En matière de politique fiscale, nous assumons le pari de la compétitivité de nos territoires. C’est dans la même logique que nous avons reversé au débat notre proposition de TVA sociale, dont l’objet est de taxer davantage la consommation pour mieux rémunérer le travail.
L’intérêt de cette mesure est double. D’une part, à l’heure du « consommer moins, mais mieux », faire basculer nos prélèvements obligatoires depuis le travail et le capital vers la consommation revient à renforcer notre compétitivité-coût. Cela permet d’avantager les produits français face aux produits étrangers et d’améliorer notre balance commerciale qui en a bien besoin.
D’autre part, alors qu’un consensus politique s’est formé autour de la nécessité de laisser filer nos déficits pour financer la lutte contre l’épidémie, peu de propositions ont surgi pour rééquilibrer sérieusement nos finances publiques.

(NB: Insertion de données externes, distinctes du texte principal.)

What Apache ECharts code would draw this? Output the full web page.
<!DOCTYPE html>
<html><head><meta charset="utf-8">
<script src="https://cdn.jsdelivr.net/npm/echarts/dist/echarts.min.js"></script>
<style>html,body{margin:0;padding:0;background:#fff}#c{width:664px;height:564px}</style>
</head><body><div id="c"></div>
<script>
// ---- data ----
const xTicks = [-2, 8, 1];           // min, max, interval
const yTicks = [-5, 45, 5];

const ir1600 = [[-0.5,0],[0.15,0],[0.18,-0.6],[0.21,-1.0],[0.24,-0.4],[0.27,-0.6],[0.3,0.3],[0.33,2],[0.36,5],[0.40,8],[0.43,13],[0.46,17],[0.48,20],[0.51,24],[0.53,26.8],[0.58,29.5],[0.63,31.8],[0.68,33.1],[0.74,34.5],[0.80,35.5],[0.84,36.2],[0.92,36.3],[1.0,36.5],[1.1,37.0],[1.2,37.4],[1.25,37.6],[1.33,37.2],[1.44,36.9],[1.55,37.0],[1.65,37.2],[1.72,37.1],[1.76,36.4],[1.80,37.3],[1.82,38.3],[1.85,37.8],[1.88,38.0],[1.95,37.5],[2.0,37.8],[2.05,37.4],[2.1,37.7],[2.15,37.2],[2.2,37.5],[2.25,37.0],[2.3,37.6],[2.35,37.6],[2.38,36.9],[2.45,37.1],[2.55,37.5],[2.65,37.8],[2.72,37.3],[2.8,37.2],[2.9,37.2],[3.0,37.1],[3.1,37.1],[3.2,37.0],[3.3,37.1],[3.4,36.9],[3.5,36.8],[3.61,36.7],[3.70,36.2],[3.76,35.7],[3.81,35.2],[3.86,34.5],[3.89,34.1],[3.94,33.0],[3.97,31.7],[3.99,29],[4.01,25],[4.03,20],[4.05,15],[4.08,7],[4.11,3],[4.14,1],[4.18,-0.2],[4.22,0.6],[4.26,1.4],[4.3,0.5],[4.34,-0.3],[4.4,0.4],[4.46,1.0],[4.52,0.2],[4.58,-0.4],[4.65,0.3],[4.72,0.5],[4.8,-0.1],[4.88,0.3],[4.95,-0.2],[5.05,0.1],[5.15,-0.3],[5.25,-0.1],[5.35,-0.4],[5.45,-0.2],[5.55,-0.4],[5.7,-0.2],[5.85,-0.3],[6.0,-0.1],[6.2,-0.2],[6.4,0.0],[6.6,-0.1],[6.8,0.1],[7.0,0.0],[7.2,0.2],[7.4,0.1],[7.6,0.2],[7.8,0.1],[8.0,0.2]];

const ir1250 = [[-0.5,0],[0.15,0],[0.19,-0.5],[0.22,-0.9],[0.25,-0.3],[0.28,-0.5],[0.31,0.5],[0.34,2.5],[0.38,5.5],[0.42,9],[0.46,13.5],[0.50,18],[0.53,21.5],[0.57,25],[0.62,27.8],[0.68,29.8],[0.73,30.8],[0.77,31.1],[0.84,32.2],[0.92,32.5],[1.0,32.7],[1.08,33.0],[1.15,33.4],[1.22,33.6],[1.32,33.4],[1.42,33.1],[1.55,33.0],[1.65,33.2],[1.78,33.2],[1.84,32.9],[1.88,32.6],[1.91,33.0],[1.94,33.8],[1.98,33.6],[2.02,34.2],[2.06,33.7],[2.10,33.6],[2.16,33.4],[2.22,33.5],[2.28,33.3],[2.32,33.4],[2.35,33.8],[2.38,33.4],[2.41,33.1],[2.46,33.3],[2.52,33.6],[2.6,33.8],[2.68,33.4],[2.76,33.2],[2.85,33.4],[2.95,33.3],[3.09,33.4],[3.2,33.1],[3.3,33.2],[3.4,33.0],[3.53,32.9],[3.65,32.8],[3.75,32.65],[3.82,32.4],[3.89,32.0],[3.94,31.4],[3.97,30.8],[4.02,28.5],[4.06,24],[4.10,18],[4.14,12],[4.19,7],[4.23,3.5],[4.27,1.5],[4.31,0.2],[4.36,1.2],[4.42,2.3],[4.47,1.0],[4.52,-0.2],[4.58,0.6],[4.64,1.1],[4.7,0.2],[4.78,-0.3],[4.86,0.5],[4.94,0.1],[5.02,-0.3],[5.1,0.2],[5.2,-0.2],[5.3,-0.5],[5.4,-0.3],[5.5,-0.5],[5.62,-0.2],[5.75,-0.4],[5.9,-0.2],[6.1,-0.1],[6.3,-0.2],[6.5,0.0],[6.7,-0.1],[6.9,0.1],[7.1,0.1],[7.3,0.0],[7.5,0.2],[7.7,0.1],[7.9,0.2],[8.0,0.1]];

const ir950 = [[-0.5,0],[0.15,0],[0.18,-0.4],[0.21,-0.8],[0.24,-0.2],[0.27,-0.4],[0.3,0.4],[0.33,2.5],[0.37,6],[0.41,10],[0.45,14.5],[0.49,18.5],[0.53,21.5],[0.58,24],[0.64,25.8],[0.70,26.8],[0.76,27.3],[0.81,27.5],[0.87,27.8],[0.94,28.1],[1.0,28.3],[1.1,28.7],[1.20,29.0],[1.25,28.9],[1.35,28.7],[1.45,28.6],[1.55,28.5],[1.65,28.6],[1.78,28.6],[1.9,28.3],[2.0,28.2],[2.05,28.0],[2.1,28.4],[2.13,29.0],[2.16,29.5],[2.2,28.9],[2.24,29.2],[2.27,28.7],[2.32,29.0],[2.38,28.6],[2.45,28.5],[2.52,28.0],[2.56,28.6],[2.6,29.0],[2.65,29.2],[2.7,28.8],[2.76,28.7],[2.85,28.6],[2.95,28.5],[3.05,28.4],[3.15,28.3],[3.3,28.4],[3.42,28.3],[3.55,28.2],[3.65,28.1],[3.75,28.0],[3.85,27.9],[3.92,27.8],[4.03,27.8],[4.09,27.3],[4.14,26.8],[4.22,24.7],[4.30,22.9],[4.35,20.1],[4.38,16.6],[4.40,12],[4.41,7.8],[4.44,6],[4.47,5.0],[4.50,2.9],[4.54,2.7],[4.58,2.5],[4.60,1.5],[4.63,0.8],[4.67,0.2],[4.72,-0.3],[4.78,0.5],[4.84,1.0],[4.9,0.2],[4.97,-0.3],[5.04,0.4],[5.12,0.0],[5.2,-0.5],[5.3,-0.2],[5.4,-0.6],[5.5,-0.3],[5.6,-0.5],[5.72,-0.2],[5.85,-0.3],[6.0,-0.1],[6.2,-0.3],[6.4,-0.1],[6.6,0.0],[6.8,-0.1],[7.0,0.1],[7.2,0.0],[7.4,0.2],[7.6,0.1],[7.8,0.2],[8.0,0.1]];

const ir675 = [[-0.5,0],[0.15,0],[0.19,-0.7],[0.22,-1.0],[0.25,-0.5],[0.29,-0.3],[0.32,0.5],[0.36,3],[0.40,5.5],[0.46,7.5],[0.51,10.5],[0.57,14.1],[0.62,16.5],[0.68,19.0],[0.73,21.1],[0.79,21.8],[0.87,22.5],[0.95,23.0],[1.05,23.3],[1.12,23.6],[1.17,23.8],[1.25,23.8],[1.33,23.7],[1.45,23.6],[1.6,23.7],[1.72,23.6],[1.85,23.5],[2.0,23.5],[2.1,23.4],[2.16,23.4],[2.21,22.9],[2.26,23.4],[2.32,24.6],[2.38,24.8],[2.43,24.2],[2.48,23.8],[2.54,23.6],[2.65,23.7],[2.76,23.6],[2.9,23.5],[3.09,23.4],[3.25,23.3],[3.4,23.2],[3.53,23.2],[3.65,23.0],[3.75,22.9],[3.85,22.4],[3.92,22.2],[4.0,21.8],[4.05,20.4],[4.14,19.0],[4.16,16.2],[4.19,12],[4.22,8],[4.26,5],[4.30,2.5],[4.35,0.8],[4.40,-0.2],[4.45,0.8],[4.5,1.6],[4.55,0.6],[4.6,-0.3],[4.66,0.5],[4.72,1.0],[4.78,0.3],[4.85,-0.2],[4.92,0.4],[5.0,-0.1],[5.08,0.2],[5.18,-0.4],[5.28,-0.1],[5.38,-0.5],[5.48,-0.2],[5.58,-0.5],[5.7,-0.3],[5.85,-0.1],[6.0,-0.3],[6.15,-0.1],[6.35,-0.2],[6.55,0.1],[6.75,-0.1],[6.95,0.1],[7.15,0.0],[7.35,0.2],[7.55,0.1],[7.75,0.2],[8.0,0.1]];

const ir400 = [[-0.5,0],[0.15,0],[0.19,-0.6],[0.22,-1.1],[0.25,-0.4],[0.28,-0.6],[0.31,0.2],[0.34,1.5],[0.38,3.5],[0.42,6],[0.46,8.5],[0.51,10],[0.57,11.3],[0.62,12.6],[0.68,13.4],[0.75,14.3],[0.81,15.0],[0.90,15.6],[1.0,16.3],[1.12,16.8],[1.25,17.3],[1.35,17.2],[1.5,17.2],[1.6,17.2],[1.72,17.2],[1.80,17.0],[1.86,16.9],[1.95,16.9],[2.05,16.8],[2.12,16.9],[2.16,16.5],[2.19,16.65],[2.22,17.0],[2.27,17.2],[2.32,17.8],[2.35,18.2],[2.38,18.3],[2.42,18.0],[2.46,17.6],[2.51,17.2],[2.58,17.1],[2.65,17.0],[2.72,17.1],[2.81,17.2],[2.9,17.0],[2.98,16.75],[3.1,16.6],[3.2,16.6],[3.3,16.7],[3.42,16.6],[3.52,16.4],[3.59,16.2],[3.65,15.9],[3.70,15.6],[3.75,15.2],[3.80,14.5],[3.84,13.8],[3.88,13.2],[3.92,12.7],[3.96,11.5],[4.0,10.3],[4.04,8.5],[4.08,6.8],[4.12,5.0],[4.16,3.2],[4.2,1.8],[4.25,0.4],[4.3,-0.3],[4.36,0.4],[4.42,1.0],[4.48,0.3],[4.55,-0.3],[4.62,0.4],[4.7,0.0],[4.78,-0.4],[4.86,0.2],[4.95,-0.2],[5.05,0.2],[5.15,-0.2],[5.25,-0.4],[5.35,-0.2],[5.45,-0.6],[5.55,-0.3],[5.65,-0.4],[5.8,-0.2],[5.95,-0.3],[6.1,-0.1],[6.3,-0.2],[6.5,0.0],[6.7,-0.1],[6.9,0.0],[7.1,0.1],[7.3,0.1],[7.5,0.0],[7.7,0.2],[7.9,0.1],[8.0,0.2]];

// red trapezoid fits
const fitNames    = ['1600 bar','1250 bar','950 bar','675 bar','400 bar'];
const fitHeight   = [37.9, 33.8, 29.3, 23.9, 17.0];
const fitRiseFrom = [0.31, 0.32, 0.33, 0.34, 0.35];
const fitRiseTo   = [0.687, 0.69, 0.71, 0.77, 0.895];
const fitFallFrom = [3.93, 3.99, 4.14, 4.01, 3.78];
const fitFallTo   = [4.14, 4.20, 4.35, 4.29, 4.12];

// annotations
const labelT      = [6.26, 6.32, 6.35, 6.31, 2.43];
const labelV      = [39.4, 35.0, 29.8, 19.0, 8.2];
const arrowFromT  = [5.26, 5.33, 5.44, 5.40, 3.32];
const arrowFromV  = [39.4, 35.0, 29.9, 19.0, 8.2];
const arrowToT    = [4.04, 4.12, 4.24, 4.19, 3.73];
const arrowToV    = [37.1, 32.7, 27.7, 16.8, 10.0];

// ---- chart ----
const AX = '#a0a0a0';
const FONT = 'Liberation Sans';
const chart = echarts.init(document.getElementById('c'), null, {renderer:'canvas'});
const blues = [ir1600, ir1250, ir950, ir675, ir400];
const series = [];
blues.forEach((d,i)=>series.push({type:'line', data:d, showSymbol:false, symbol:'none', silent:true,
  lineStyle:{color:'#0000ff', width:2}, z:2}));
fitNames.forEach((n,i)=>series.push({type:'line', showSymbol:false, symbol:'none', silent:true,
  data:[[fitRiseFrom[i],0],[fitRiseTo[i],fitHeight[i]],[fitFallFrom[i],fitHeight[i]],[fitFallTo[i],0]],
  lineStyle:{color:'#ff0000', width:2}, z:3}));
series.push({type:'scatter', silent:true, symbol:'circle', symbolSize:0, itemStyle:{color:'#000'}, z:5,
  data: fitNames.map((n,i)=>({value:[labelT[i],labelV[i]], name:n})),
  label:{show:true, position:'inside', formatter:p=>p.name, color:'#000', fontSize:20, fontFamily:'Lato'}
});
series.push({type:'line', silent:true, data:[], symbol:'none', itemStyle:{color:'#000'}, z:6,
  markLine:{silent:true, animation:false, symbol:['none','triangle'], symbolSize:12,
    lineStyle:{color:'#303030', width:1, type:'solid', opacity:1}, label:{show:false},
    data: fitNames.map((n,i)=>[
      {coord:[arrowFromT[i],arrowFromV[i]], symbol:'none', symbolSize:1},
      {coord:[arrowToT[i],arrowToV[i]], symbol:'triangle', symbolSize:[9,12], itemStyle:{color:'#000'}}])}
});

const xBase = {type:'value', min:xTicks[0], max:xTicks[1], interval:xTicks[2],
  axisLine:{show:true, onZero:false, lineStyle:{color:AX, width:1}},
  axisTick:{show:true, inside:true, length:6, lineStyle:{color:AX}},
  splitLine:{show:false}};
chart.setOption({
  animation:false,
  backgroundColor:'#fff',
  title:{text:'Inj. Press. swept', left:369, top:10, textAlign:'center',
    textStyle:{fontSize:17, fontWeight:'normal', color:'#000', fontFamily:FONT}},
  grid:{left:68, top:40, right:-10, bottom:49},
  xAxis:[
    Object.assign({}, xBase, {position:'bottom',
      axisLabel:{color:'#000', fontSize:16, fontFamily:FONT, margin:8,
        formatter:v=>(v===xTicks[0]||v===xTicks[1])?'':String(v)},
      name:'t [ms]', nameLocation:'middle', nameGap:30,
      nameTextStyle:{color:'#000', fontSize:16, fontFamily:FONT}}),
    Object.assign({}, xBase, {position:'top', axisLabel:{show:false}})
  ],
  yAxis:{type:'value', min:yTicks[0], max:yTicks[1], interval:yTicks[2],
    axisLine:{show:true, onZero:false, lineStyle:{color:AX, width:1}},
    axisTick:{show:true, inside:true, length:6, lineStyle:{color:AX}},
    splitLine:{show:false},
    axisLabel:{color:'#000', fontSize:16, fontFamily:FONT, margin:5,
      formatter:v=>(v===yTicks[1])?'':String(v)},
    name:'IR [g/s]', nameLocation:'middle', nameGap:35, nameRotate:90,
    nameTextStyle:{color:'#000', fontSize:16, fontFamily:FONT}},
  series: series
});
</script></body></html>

Disons-le : nous ne pourrons pas nous contenter de voter des dépenses supplémentaires. C’est pourquoi le groupe Les Indépendants assume également son soutien à certaines hausses d’impôts et à la suppression de certaines baisses.
En voici deux exemples emblématiques : la suppression de la majoration d’impôt pour les entrepreneurs n’adhérant pas à des organismes de gestion agréés (OGA). Nous sommes favorables à la baisse d’impôts pour les indépendants, mais pas au risque d’entamer la fiabilité des comptes.
Plus emblématiques encore sont les deux contributions exceptionnelles que nous avons votées sur les assurances et les ventes en ligne.
Bien sûr, l’impôt n’est pas une baguette magique qui, d’un coup, pourrait changer la réalité. Néanmoins, les Français attendent des entreprises qui ont tiré profit de la crise aux dépens des autres et au gré des circonstances, qu’elles fassent un effort de solidarité. Je doute que l’Assemblée nationale conserve ces contributions exceptionnelles de solidarité, mais nous avons souhaité envoyer un message fort, et nous espérons qu’il sera entendu par les grandes entreprises.
Je considère donc que le Sénat a apporté, de manière responsable, d’importantes améliorations à ce budget. C’est dans ce même esprit de responsabilité que notre groupe souhaite en aborder la seconde partie.
Nous voterons donc en faveur de cette première partie qui pose les premiers jalons d’une fiscalité adaptée aux défis de la sortie de crise et de l’après-crise.